- Born: Stephen Christopher Rowell 9 May 1964 (age 62) Leicester, England

Academic background
- Alma mater: Magdalene College, Cambridge (BA); University of Cambridge (PhD);
- Thesis: The role of Christianity in the last pagan state in Europe: Lithuania, 1315-1342 (1990)

Academic work
- Discipline: History
- School or tradition: Cambridge School
- Institutions: Magdalene College; Clare College; University of Cambridge; Vilnius University; Vytautas Magnus University; Klaipėda University;
- Notable works: Lithuania Ascending: A Pagan Empire within East-Central Europe, 1295–1345 (1994), Chartularium Lithuaniae res gestas magni ducis Gedeminne illustrans (2003)

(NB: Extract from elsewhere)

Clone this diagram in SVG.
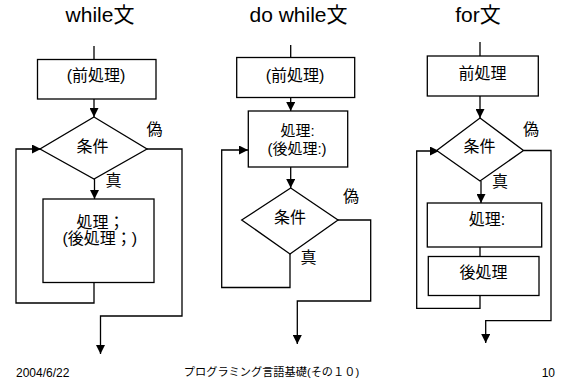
<svg xmlns="http://www.w3.org/2000/svg" width="565" height="383" viewBox="0 0 565 383">
<defs>
<marker id="ah" markerUnits="userSpaceOnUse" markerWidth="9" markerHeight="9" refX="9" refY="4.5" orient="auto">
<path d="M0,0 L9,4.5 L0,9 z" fill="#000"/>
</marker>
<style>
text{font-family:"Liberation Sans","Noto Sans CJK JP",sans-serif;fill:#000}
.title{font-size:21px;text-anchor:middle}
.lbl{font-size:16px;text-anchor:middle}
.sm{font-size:15px}
.foot{font-size:12px}
.box{fill:#fff;stroke:#000;stroke-width:1.3}
.ln{fill:none;stroke:#000;stroke-width:1.3}
.arr{fill:none;stroke:#000;stroke-width:1.3;marker-end:url(#ah)}
</style>
</defs>
<rect width="565" height="383" fill="#fff"/>

<text class="title" x="100" y="22">while文</text>
<text class="title" x="298.5" y="22">do while文</text>
<text class="title" x="478" y="22">for文</text>

<g id="connectors">
<!-- while -->
<path class="ln" d="M94,46 V59.5"/>
<path class="arr" d="M94,99 V117"/>
<path class="arr" d="M94.5,179 V199"/>
<path class="arr" d="M94,282.5 V303 H16 V149 H41"/>
<path class="arr" d="M147,149 H182 V316 H100.5 V354"/>
<!-- do while -->
<path class="ln" d="M290.7,45 V57.5"/>
<path class="arr" d="M290.7,97.5 V111"/>
<path class="arr" d="M290.7,167 V188"/>
<path class="arr" d="M290,254 V287.5 H221.7 V150 H248"/>
<path class="arr" d="M338,220 H370.7 V301 H297.3 V344"/>
<!-- for -->
<path class="ln" d="M480,42 V56"/>
<path class="arr" d="M480,96 V118"/>
<path class="arr" d="M481,181 V203"/>
<path class="ln" d="M480,247 V256.5"/>
<path class="arr" d="M480,295.5 V308.3 H416.7 V151 H439"/>
<path class="arr" d="M523.5,150.5 H551 V320.7 H485.7 V343"/>
</g>

<!-- while nodes -->
<g id="w-pre">
<rect class="box" x="37.5" y="59.5" width="118.5" height="39.5"/>
<text class="lbl" x="96" y="81">(前処理)</text>
</g>
<g id="w-cond">
<path class="box" d="M94,117 L147,149 L94,179 L40,149 Z"/>
<text class="lbl" x="92.5" y="152">条件</text>
</g>
<g id="w-body">
<rect class="box" x="43" y="199" width="111" height="83.5"/>
<text class="lbl" x="76.5" y="228" style="text-anchor:start">処理；</text>
<text class="lbl" x="62.5" y="244" style="text-anchor:start">(後処理；)</text>
</g>
<text class="lbl" x="154.5" y="135">偽</text>
<text class="lbl" x="113.5" y="186">真</text>

<!-- do while nodes -->
<g id="d-pre">
<rect class="box" x="236.7" y="57.5" width="118" height="40"/>
<text class="lbl" x="295" y="81">(前処理)</text>
</g>
<g id="d-body">
<rect class="box" x="248.3" y="111" width="99.4" height="56"/>
<text class="lbl sm" x="297.5" y="136">処理:</text>
<text class="lbl sm" x="297" y="154">(後処理:)</text>
</g>
<g id="d-cond">
<path class="box" d="M290.7,188 L338,220 L290,254 L241.7,220 Z"/>
<text class="lbl" x="290" y="223">条件</text>
</g>
<text class="lbl" x="351" y="202">偽</text>
<text class="lbl" x="308.5" y="263">真</text>

<!-- for nodes -->
<g id="f-pre">
<rect class="box" x="427.3" y="56" width="111" height="40"/>
<text class="lbl" x="482.5" y="79">前処理</text>
</g>
<g id="f-cond">
<path class="box" d="M480,118 L523.5,150.5 L480,181 L436.7,150.5 Z"/>
<text class="lbl" x="479.5" y="152">条件</text>
</g>
<g id="f-body">
<rect class="box" x="427.3" y="203" width="114.4" height="44"/>
<text class="lbl" x="487" y="225">処理:</text>
</g>
<g id="f-post">
<rect class="box" x="428.3" y="256.5" width="110.7" height="39"/>
<text class="lbl" x="483.5" y="278">後処理</text>
</g>
<text class="lbl" x="531" y="135">偽</text>
<text class="lbl" x="500" y="187">真</text>

<text class="foot" x="16" y="377">2004/6/22</text>
<text class="foot" x="271.5" y="376" style="font-size:11.2px;text-anchor:middle">プログラミング言語基礎(その１０)</text>
<text class="foot" x="555" y="377" style="text-anchor:end">10</text>
</svg>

= Stephen Christopher Rowell =

English historian (born 1964)

Stephen Christopher Rowell (born 9 May 1964 in Leicester) is a British historian, translator and author of many publications and books about the Grand Duchy of Lithuania. His book Lithuania Ascending: A Pagan Empire within East-Central Europe, 1295–1345 was published by Cambridge University Press in 1994.

==Biography==
Stephen Rowell studied history, Latin, French, and Russian languages at Magdalene College, Cambridge, graduating in 1985, before working at the college as a researcher in 1988–89. From 1990 to 1993, Rowell lectured at Clare College, Cambridge about the History of Europe and Ruthenia in the Middle Ages.

Rowell visited Lithuania for the first time in 1985. He subsequently wrote a dissertation on The Role of Christianity in the Last Pagan State in Europe: Lithuania, 1315-1342, for which he obtained the degree of Doctor of Philosophy from the University of Cambridge in 1990.

In 1992–94, Rowell lectured in history at Vilnius University, Vytautas Magnus University, and Klaipėda University. From 1993 to 1999, he was a professor at the Klaipėda University. Since 2001, he has been the editor-in-chief of the periodical Lithuanian Historical Studies.

==Publications==
Rowell has published more than 50 articles on medieval Europe and the early history of the Grand Duchy of Lithuania, in both Lithuanian and foreign publications.